Dans le même temps, deux jeunes sont amenés auprès des autorités. Ils présentent des blessures par balles et sont rapidement admis au Centre hospitalier de Mayotte (CHM). L’un a été touché à la fesse et l’autre à deux doigts de la main gauche. Une enquête de flagrance est immédiatement ouverte par les policiers.
Le premier des deux blessé a un casier judiciaire vierge, mais est déjà connu des services de police. L’autre a un casier judiciaire conséquent. À tout juste 18 ans, est inscrit au fichier des personnes recherchées où il est noté qu'il est "dangereux, armé et violent". D'ailleurs, quand il a appris que les gendarmes souhaitaient l’interroger, il a pris la fuite de l’hôpital, malgré ses 45 jours d’incapacité totale de travail (ITT).
Trois jours plus tard, lorsqu'il apprend dans la presse que deux jeunes avaient été blessés ce soir là, l’ancien gendarme se présente d'initiative au commissariat. Placé en garde à vue, dans un premier temps pour "tentative d’assassinat" puis pour "violence avec arme", l’auteur présumé des coups de feu est placé en détention provisoire.

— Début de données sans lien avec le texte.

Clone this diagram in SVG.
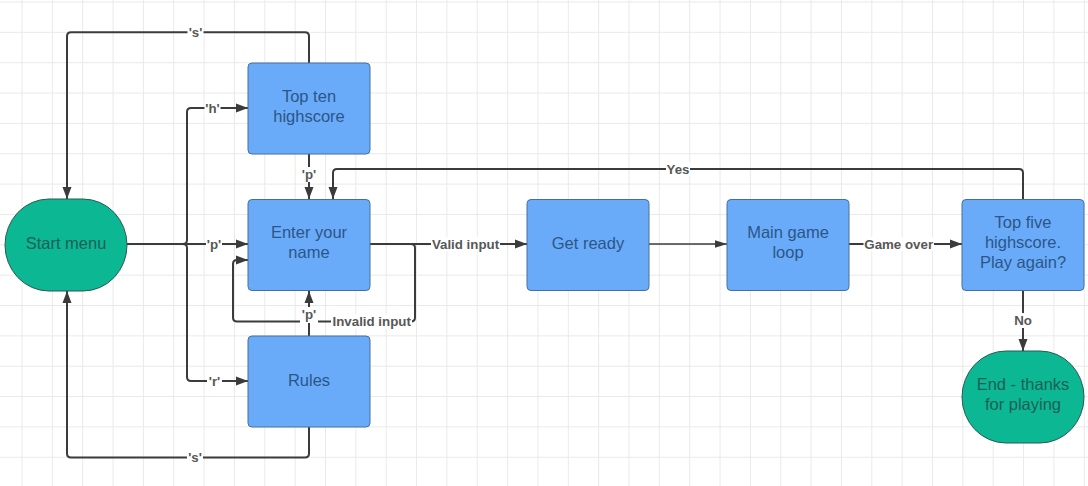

"Mayotte, ce n'est pas le Farwest !"
Lors de son procès, l’ancien gendarme, qui craignait pour sa vie, a expliqué avoir agi en état de légitime défense. Cet argument, le parquet n’a pas souhaité le retenir. "Vous brandissez une arme de catégorie B comme un cowboy, mais Mayotte ce n’est pas le Farwest !". La substitut du procureur a demandé une condamnation à 30 mois de prison dont 18 mois avec sursis et sans mandat de dépôt, ainsi qu'une confiscation de l'ensemble de ses armes et une interdiction de 10 à 15 ans de détention et de port d’arme. Ses réquisitions ont été suivies par le tribunal. Placé en détention à domicile, l'ancien gendarme devra, pendant un an, porter un bracelet électronique. Une peine aménagée pour lui permettre de conserver son activité professionnelle de salarié dans le bâtiment. A la sortie du tribunal, son avocat a indiqué qu'ils se laissaient le temps de faire appel de cette décision.